The original (later Grade II listed) Lower Norwood Free Public Library was founded by the Earl of Northbrook on 28 July 1888, on Knight's Hill. The building was funded by sugar magnate Sir Henry Tate and designed by the architect Sidney R. J. Smith, and later came under the possession of Frederick Nettlefold.

A new modernist library building, originally named the West Norwood Library and Nettlefold Hall, was designed by architect Edward Hollamby and erected on Norwood High Street. The building was officially opened by Princess Margaret on 12 April 1969.

In October 1984, composers Lawrence Casserley and Simon Desorgher launched the Nettlefold Festival, a contemporary music festival held at the Nettlefold Hall with support from Lambeth Borough Council and the Greater London Arts Association. The festival featured live electroacoustic music and music theatre. The Nettlefold Festival Trust, later moved its main event away from the Hall, staging its first Colourscape Music Festival at the Southbank Centre in 1989, and hosting subsequent events on Clapham Common. In 2005, the organising body was renamed Eye Music Trust.

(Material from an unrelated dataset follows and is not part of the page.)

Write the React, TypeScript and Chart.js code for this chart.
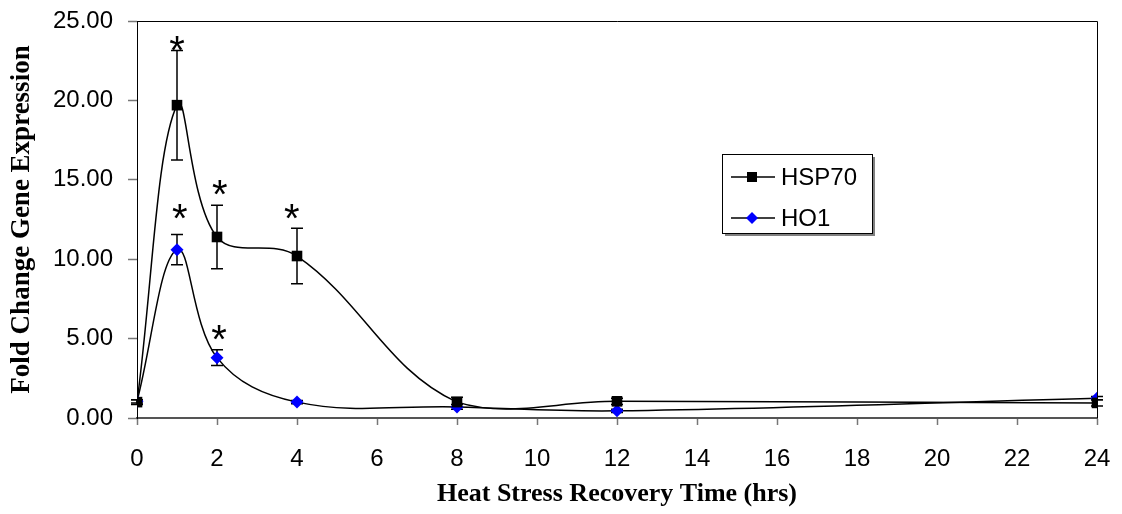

The building's distinctive verdigiris roof was a unique architectural feature for the time which led to multiple incidents of theft of the expensive copper slates. After a similar incident in June 2011, the Lambeth Council made plans to reconstruct the building, which included substitution of the copper for a less valuable material and the refurbishment of the building interior. From 2015, West Norwood Library underwent significant redevelopment and reopened in 2018 as the West Norwood Library and Picturehouse. Screen 1 of the new cinema occupies the site of the former Nettlefold Hall, in which the distinctive shaped ceiling and exposed metalwork is conserved. The old site of the library now serves as a community centre.

At the rear of the West Norwood Library stands a statue of Oedipus and Jocasta sculpted by David McFall between 1962 and 1972 from a block of French limestone. The material was originally given to McFall by Jacob Epstein and the work was passed onto the London Borough of Lambeth thereafter. Following the 2018 redevelopment of the library building, the statue was reinstated at the site and now stands in the courtyard.

== In popular culture ==
The library, then known as Nettlefold Hall, acted as a filming location for the final scene of A Clockwork Orange directed by Stanley Kubrick in 1977.